**Exercise brief:** Only the lines from the start of the data through the line with "const cx = (c: string)" belong in the copy. Restate them word for word, minus the pictures.

**Data excerpt:**

----

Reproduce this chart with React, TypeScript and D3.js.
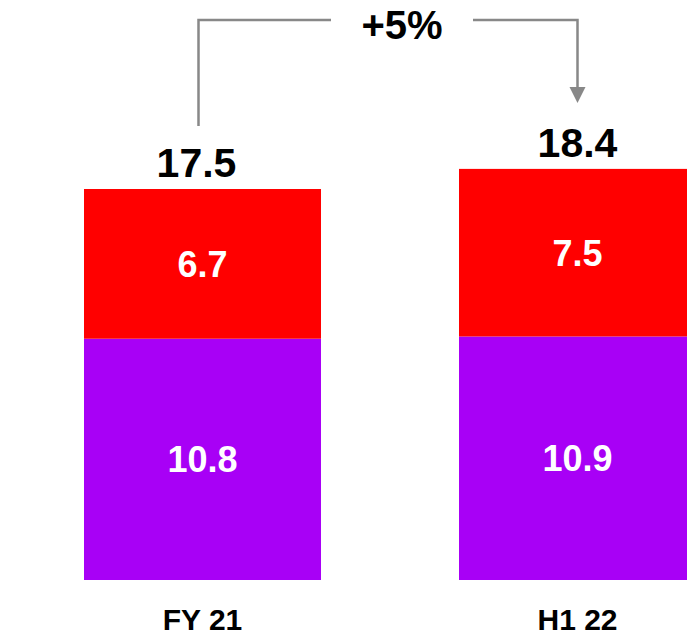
import React from "react";
import * as d3 from "d3";

const categories = ["FY 21", "H1 22"];
const purpleValues = [10.8, 10.9];
const redValues = [6.7, 7.5];
const totals = [17.5, 18.4];
const growthLabel = "+5%";

const width = 687;
const height = 641;
const baseline = 580;

const App: React.FC = () => {
  const x = d3.scaleBand().domain(categories).range([84, 696]).paddingInner(0.368).paddingOuter(0);
  const y = d3.scaleLinear().domain([0, 17.5]).range([baseline, 189]);

  const stacked = d3
    .stack<{ cat: string; purple: number; red: number }>()
    .keys(["purple", "red"])(
    categories.map((c, i) => ({ cat: c, purple: purpleValues[i], red: redValues[i] }))
  );
  const colors: Record<string, string> = { purple: "#a800f6", red: "#ff0000" };

  const font = "'Liberation Sans', Arial, sans-serif";
  const bw = x.bandwidth();
  const cx = (c: string) => (x(c) ?? 0) + bw / 2;

  // bracket between the two totals
  const leftX = cx(categories[0]) - 4;
  const rightX = cx(categories[1]);
  const topY = 20;
  const gapL = 331;
  const gapR = 473;
  const midX = (gapL + gapR) / 2;

  return (
    <svg
      width={width}
      height={height}
      style={{ position: "absolute", left: 0, top: 0, background: "#fff" }}
      fontFamily={font}
      fontWeight="bold"
    >
      {stacked.map((layer) =>
        layer.map((d, i) => (
          <g key={layer.key + i}>
            <rect
              x={x(categories[i])}
              y={y(d[1])}
              width={bw}
              height={y(d[0]) - y(d[1])}
              fill={colors[layer.key]}
            />
            <text
              x={cx(categories[i])}
              y={(y(d[0]) + y(d[1])) / 2 + 13}
              textAnchor="middle"
              fill="#fff"
              fontSize={36}
            >
              {(d[1] - d[0]).toFixed(1)}
            </text>
          </g>
        ))
      )}

      {totals.map((t, i) => (
        <text
          key={"t" + i}
          x={cx(categories[i]) - (i === 0 ? 6 : 0)}
          y={y(t) - 12}
          textAnchor="middle"
          fill="#000"
          fontSize={41}
        >
          {t.toFixed(1)}
        </text>
      ))}

      {categories.map((c) => (
        <text key={c} x={cx(c)} y={630} textAnchor="middle" fill="#000" fontSize={30}>
          {c}
        </text>
      ))}

      <path
        d={`M${leftX},126 V${topY} H${gapL}`}
        fill="none"
        stroke="#888"
        strokeWidth={2.5}
      />
      <path
        d={`M${gapR},${topY} H${rightX} V88`}
        fill="none"
        stroke="#888"
        strokeWidth={2.5}
      />
      <path d={`M${rightX - 8},87 L${rightX + 8},87 L${rightX},103 Z`} fill="#888" />
      <text x={midX} y={39} textAnchor="middle" fill="#000" fontSize={40}>
        {growthLabel}
      </text>
    </svg>
  );
};

export default App;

----

**Task output:**
Reproduce this chart with React, TypeScript and D3.js.
import React from "react";
import * as d3 from "d3";

const categories = ["FY 21", "H1 22"];
const purpleValues = [10.8, 10.9];
const redValues = [6.7, 7.5];
const totals = [17.5, 18.4];
const growthLabel = "+5%";

const width = 687;
const height = 641;
const baseline = 580;

const App: React.FC = () => {
  const x = d3.scaleBand().domain(categories).range([84, 696]).paddingInner(0.368).paddingOuter(0);
  const y = d3.scaleLinear().domain([0, 17.5]).range([baseline, 189]);

  const stacked = d3
    .stack<{ cat: string; purple: number; red: number }>()
    .keys(["purple", "red"])(
    categories.map((c, i) => ({ cat: c, purple: purpleValues[i], red: redValues[i] }))
  );
  const colors: Record<string, string> = { purple: "#a800f6", red: "#ff0000" };

  const font = "'Liberation Sans', Arial, sans-serif";
  const bw = x.bandwidth();
  const cx = (c: string) => (x(c) ?? 0) + bw / 2;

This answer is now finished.